Can I please just this entire thread?!? Thank you all so much. Looking forward to the outcome of this discussion!
THEORY VOID: The theory I had relating to this post has been voided by other activity. So the rest of this most likely no longer applies.
@SomeFixItDude … got a bit of a curve ball test for you.
Without going into detail just yet, I wonder if you could test your simple UDP packet application using tag:spark_6
firmware (all three core-*
repositories – simply downloading the ZIPs from github seems the easiest wy to get them) and the following precise version of the ARM-GCC compiler … gcc-arm-none-eabi-4_7-2013q3
, which you can fine here.
We can discuss the details more if my suspicion is validated by your code suddenly working as expected using this earlier platform. Otherwise we can just move on.

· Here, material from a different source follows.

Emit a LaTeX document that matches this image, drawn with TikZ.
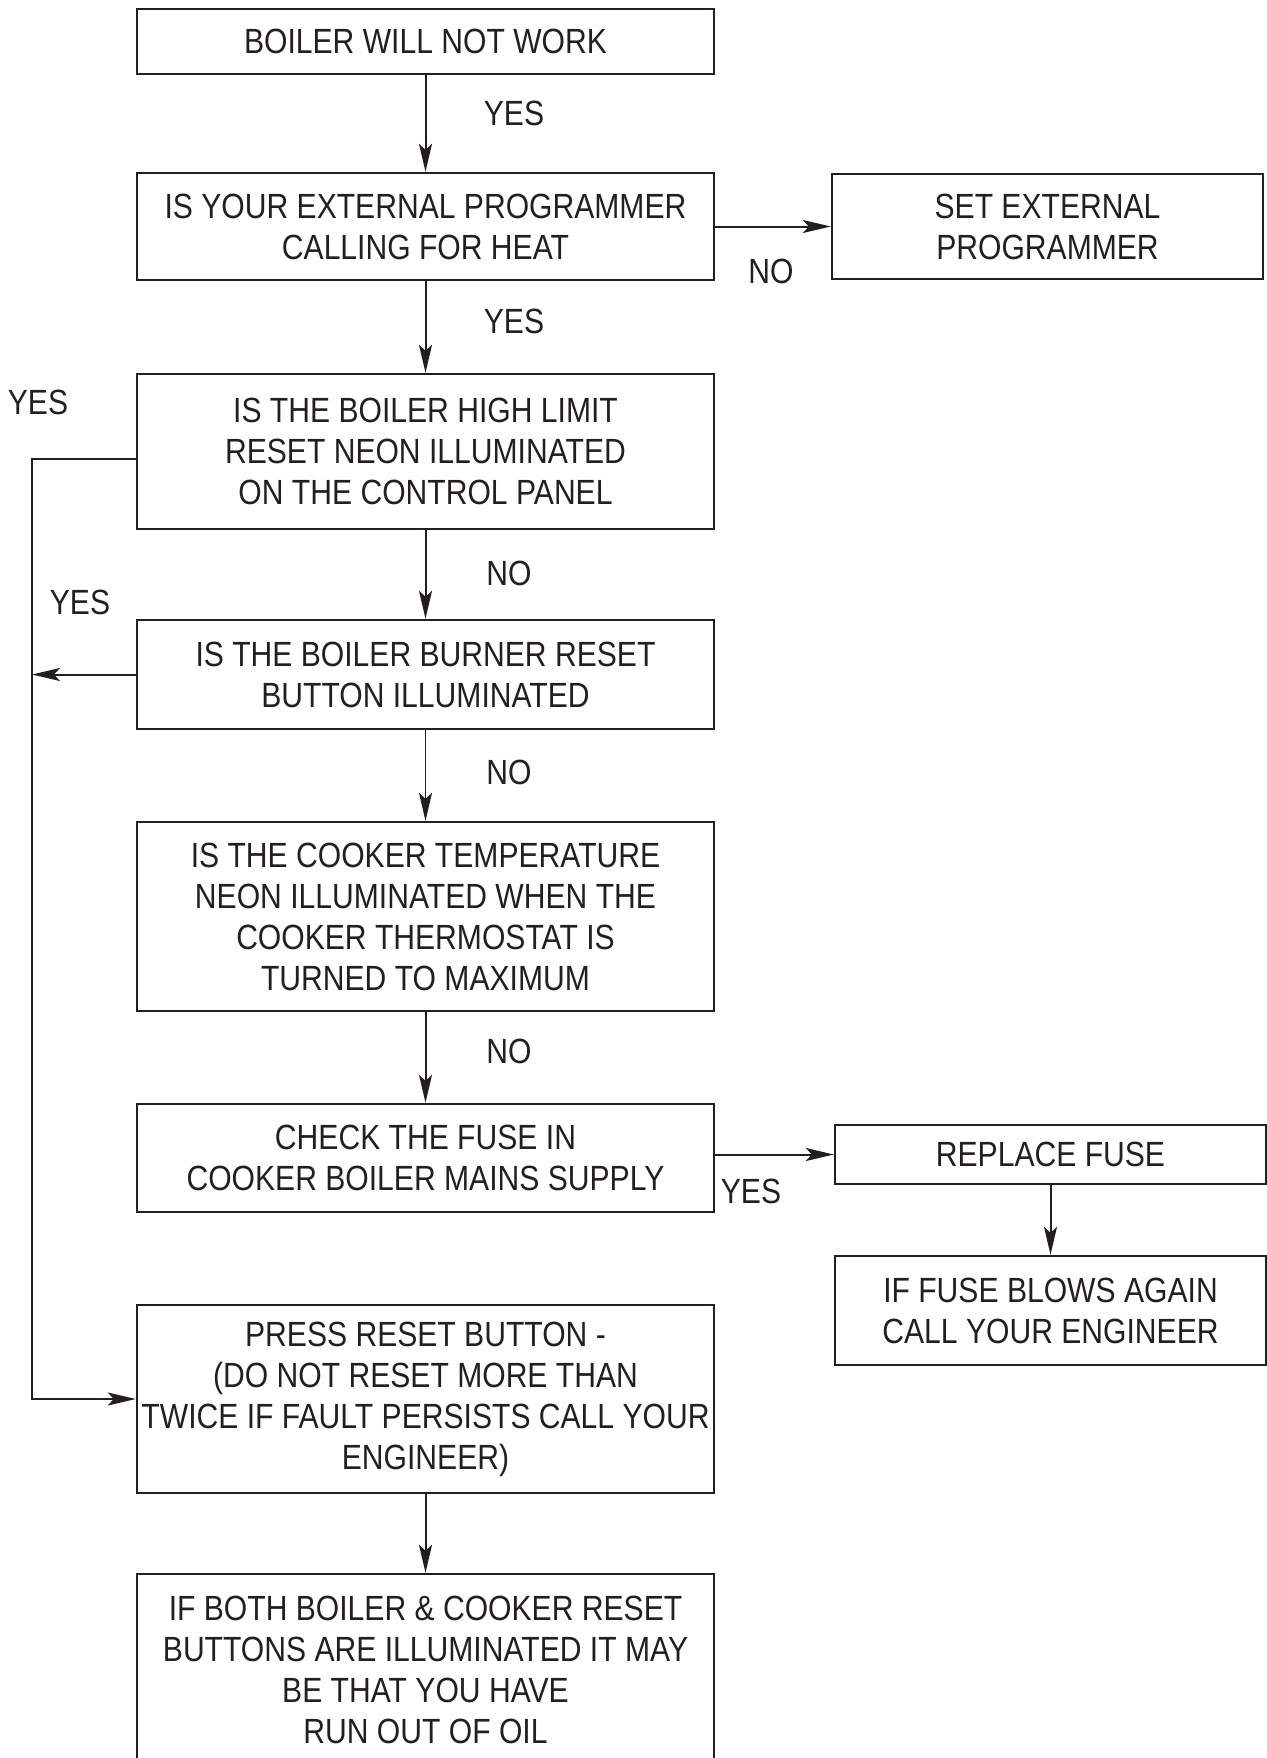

Thanks.
Alternatively, I would be happy to run the test for you. I’ll just need your application.cpp and your node.js app, please. Thanks.
@gruvin, run your test with this code from a little back up this thread.
Be sure to point it at a non-existent host on the local subnet, so that ARPs will go unanswered & report back. That code is enough to demonstrate the problem.
THEORY VOID: The theory I had relating to this post has been voided by other activity. So the rest of this most likely no longer applies.
Yes, saw that code. Thanks. But I'm more about testing the original problem, which so far as I can see, did not involve a non-existant host and still CFOD'd anyway. IE. I know about the ARP issue and I'm trying to (dis)prove a completely different theory. So, I'll need the node.js code, as well.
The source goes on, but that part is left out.